» Your task
Copy the lines below as they are; omit the images they contain.
* Begin Data segment *
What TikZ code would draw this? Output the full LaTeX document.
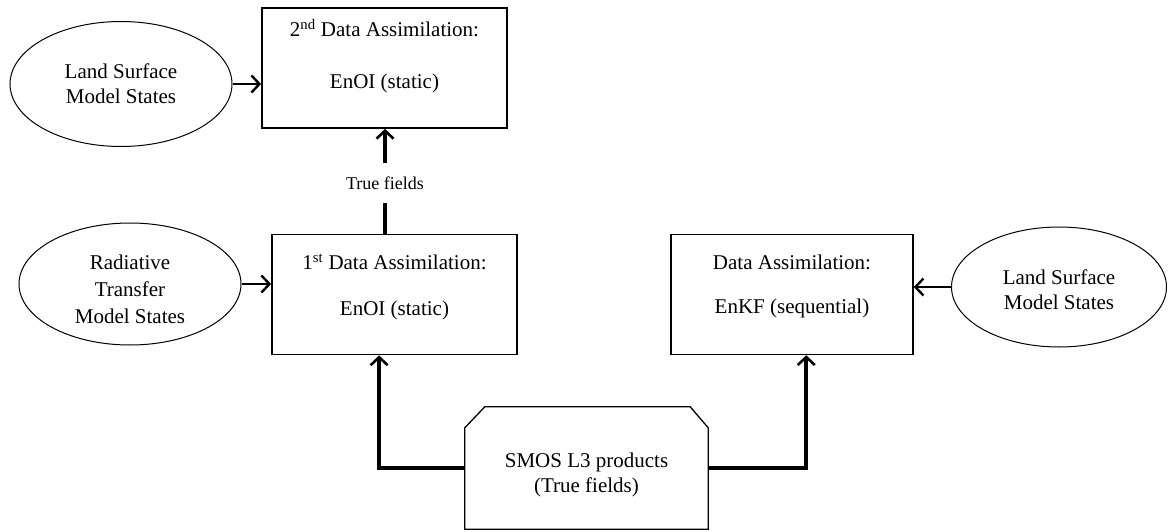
\documentclass[tikz,border=0pt]{standalone}
\usepackage{fontspec}
\setmainfont{Liberation Serif}
\usetikzlibrary{arrows.meta,calc,shapes.geometric}

\tikzset{
  boxnode/.style={draw, line width=1.8pt, minimum width=245pt, minimum height=120pt, inner sep=0pt},
  ovalnode/.style={draw, ellipse, line width=1pt, inner sep=0pt},
  txt/.style={font=\fontsize{21pt}{25pt}\selectfont, align=center, inner sep=0pt},
  lbl/.style={font=\fontsize{18pt}{21pt}\selectfont, inner sep=0pt},
  flow/.style={line width=3.6pt, -{Straight Barb[length=8pt,width=17pt,line width=2.6pt]}},
  flowthin/.style={line width=2.8pt, -{Straight Barb[length=8pt,width=17pt,line width=2.4pt]}},
  plain/.style={line width=3.6pt}
}

\begin{document}
\begin{tikzpicture}[x=1pt,y=-1pt]
\useasboundingbox (0,0) rectangle (1169,532);

% model state inputs
\node[ovalnode, minimum width=222pt, minimum height=125pt] (lsmA) at (121,84) {};
\node[txt] at (121,84) {Land Surface\\Model States};

\node[ovalnode, minimum width=222pt, minimum height=122pt] (rtm) at (130,284) {};
\node[txt, font=\fontsize{21pt}{27pt}\selectfont] at (130,289) {Radiative\\Transfer\\Model States};

\node[ovalnode, minimum width=215pt, minimum height=120pt] (lsmB) at (1059,287) {};
\node[txt] at (1059,290) {Land Surface\\Model States};

% assimilation steps
\node[boxnode] (da2) at (384.5,68) {};
\node[txt] at (384.5,28) {2\textsuperscript{nd} Data Assimilation:};
\node[txt] at (384.5,83) {EnOI (static)};

\node[boxnode] (da1) at (394.5,294.5) {};
\node[txt] at (394.5,262) {1\textsuperscript{st} Data Assimilation:};
\node[txt] at (394.5,310) {EnOI (static)};

\node[boxnode, minimum width=242pt, line width=1.5pt] (dak) at (792,294.5) {};
\node[txt] at (792,262) {Data Assimilation:};
\node[txt] at (792,308) {EnKF (sequential)};

% observation product
\node[minimum width=243pt, minimum height=122pt, inner sep=0pt] (smos) at (586.5,468) {};
\draw[line width=1.3pt]
  ($(smos.north west)+(0,21)$) -- ($(smos.north west)+(20,0)$)
  -- ($(smos.north east)+(-18,0)$) -- ($(smos.north east)+(0,21)$)
  -- (smos.south east) -- (smos.south west) -- cycle;
\node[txt] at (586.5,475) {SMOS L3 products\\(True fields)};

% label between the two EnOI steps
\node[lbl, minimum height=40pt] (tf) at (385,183) {True fields};

% connectors
\draw[flowthin] (lsmA.east) -- (lsmA.east -| da2.west);
\draw[flowthin] (rtm.east) -- (rtm.east -| da1.west);
\draw[flowthin, line width=2.4pt] (lsmB.west) -- (lsmB.west -| dak.east);
\draw[plain] (tf.south |- da1.north) -- (tf.south);
\draw[flow] (tf.north) -- (tf.north |- da2.south);
\draw[flow] (smos.west) -| ($(da1.south west)+(108,0)$);
\draw[flow] (smos.east) -| ($(dak.south west)+(136,0)$);
\end{tikzpicture}
\end{document}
* End Data segment *
» Solution to this task
What TikZ code would draw this? Output the full LaTeX document.
\documentclass[tikz,border=0pt]{standalone}
\usepackage{fontspec}
\setmainfont{Liberation Serif}
\usetikzlibrary{arrows.meta,calc,shapes.geometric}

\tikzset{
  boxnode/.style={draw, line width=1.8pt, minimum width=245pt, minimum height=120pt, inner sep=0pt},
  ovalnode/.style={draw, ellipse, line width=1pt, inner sep=0pt},
  txt/.style={font=\fontsize{21pt}{25pt}\selectfont, align=center, inner sep=0pt},
  lbl/.style={font=\fontsize{18pt}{21pt}\selectfont, inner sep=0pt},
  flow/.style={line width=3.6pt, -{Straight Barb[length=8pt,width=17pt,line width=2.6pt]}},
  flowthin/.style={line width=2.8pt, -{Straight Barb[length=8pt,width=17pt,line width=2.4pt]}},
  plain/.style={line width=3.6pt}
}

\begin{document}
\begin{tikzpicture}[x=1pt,y=-1pt]
\useasboundingbox (0,0) rectangle (1169,532);

% model state inputs
\node[ovalnode, minimum width=222pt, minimum height=125pt] (lsmA) at (121,84) {};
\node[txt] at (121,84) {Land Surface\\Model States};

\node[ovalnode, minimum width=222pt, minimum height=122pt] (rtm) at (130,284) {};
\node[txt, font=\fontsize{21pt}{27pt}\selectfont] at (130,289) {Radiative\\Transfer\\Model States};

\node[ovalnode, minimum width=215pt, minimum height=120pt] (lsmB) at (1059,287) {};
\node[txt] at (1059,290) {Land Surface\\Model States};

% assimilation steps
\node[boxnode] (da2) at (384.5,68) {};
\node[txt] at (384.5,28) {2\textsuperscript{nd} Data Assimilation:};
\node[txt] at (384.5,83) {EnOI (static)};

\node[boxnode] (da1) at (394.5,294.5) {};
\node[txt] at (394.5,262) {1\textsuperscript{st} Data Assimilation:};
\node[txt] at (394.5,310) {EnOI (static)};

\node[boxnode, minimum width=242pt, line width=1.5pt] (dak) at (792,294.5) {};
\node[txt] at (792,262) {Data Assimilation:};
\node[txt] at (792,308) {EnKF (sequential)};

% observation product
\node[minimum width=243pt, minimum height=122pt, inner sep=0pt] (smos) at (586.5,468) {};
\draw[line width=1.3pt]
  ($(smos.north west)+(0,21)$) -- ($(smos.north west)+(20,0)$)
  -- ($(smos.north east)+(-18,0)$) -- ($(smos.north east)+(0,21)$)
  -- (smos.south east) -- (smos.south west) -- cycle;
\node[txt] at (586.5,475) {SMOS L3 products\\(True fields)};

% label between the two EnOI steps
\node[lbl, minimum height=40pt] (tf) at (385,183) {True fields};

% connectors
\draw[flowthin] (lsmA.east) -- (lsmA.east -| da2.west);
\draw[flowthin] (rtm.east) -- (rtm.east -| da1.west);
\draw[flowthin, line width=2.4pt] (lsmB.west) -- (lsmB.west -| dak.east);
\draw[plain] (tf.south |- da1.north) -- (tf.south);
\draw[flow] (tf.north) -- (tf.north |- da2.south);
\draw[flow] (smos.west) -| ($(da1.south west)+(108,0)$);
\draw[flow] (smos.east) -| ($(dak.south west)+(136,0)$);
\end{tikzpicture}
\end{document}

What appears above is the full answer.